What kernel version do I need for AMD RDNA 4 (RX 9070 / 9070 XT) on Linux?

Kernel 6.12 is the community-confirmed minimum for AMD RDNA 4. Kernel 6.13 or 6.14 is recommended for best driver maturity, and Mesa 25.0 or newer is required. Phoronix confirmed in their launch-day review that all RX 9070 series support is upstream in the mainline Linux kernel and Mesa — no out-of-tree patches needed. AMD verified Fedora 41 and Ubuntu 25.10 as working out of the box with the correct firmware.

What kernel version do I need for Intel Arc Battlemage on Linux?

Kernel 6.12 is the first mainline release where Intel Arc Battlemage (B580, B570) graphics receive full support using the xe kernel driver. Intel confirmed this in their official community forums. Earlier kernels may partially detect the hardware but will not provide complete functionality. Ubuntu 25.04 and Fedora 42 ship with sufficient kernel and Mesa out of the box.

Do NVIDIA RTX 50 series cards work with the proprietary Linux driver?

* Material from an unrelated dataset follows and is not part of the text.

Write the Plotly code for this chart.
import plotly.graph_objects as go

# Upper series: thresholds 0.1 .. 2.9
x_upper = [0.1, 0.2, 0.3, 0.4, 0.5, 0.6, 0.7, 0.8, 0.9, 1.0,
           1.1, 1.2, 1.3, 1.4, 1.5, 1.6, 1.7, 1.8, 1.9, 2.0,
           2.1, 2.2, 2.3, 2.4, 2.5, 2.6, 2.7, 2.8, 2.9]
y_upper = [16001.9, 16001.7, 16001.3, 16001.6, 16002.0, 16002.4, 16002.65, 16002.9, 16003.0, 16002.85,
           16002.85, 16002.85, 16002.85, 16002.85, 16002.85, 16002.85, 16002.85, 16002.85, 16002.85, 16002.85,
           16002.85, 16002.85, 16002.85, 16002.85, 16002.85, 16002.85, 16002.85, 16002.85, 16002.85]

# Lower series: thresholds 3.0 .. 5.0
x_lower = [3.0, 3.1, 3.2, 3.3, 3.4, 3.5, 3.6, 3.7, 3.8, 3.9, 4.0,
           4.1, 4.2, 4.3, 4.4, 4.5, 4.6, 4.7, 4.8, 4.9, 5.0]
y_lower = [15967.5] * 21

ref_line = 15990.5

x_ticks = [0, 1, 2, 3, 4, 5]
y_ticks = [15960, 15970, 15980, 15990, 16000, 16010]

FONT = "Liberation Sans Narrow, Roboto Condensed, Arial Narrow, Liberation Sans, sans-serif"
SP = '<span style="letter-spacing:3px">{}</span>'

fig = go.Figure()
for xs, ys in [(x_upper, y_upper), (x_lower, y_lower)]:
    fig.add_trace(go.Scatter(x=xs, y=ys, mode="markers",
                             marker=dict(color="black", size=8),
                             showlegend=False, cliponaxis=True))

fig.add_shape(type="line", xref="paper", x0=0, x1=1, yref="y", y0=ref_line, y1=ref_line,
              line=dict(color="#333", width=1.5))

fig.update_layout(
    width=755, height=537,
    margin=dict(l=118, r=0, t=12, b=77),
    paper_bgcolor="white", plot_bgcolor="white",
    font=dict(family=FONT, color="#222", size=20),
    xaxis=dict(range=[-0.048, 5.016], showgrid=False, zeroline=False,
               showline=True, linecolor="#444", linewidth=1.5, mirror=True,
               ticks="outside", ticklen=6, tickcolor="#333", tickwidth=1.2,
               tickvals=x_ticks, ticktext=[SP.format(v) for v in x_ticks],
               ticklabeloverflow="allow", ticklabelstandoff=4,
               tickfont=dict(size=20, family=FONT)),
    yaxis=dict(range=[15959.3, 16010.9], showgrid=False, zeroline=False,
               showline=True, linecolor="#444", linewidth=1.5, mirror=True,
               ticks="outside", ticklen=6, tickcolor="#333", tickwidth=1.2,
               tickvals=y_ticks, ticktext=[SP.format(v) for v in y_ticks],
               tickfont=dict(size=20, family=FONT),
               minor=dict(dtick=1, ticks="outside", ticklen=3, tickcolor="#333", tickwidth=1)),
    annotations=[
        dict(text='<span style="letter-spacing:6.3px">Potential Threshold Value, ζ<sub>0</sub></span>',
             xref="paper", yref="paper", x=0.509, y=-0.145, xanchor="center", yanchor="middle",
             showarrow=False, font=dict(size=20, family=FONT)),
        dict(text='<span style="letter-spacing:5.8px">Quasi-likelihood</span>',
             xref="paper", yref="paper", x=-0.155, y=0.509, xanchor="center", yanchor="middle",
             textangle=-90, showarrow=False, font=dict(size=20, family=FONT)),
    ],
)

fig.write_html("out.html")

No. NVIDIA's Blackwell architecture (RTX 50 series) requires the open-source GPU kernel modules. NVIDIA's technical blog states clearly that the proprietary drivers are unsupported on Blackwell platforms. When installing drivers for RTX 5000 series cards on Linux, you must choose the nvidia-open package or the MIT/GPL kernel module option in the .run installer. A system using the wrong driver variant will fail to start the display server and log a clear error in dmesg identifying the mismatch.

Can AMD RDNA 4 GPUs run AI workloads on Linux with ROCm?

Yes. AMD RDNA 4 GPUs are supported by ROCm on Linux. Full distribution-packaged ROCm support for the RX 9070 series was still maturing in early 2026, but AMD's amdgpu-install script provides ROCm and Mesa support ahead of full packaging. Community testing confirms PyTorch and ONNX Runtime workloads function on the RX 9070 XT via ROCm. For production AI inference workloads at scale, NVIDIA's CUDA ecosystem still offers broader framework coverage, but ROCm has closed the gap substantially for standard deep learning use cases.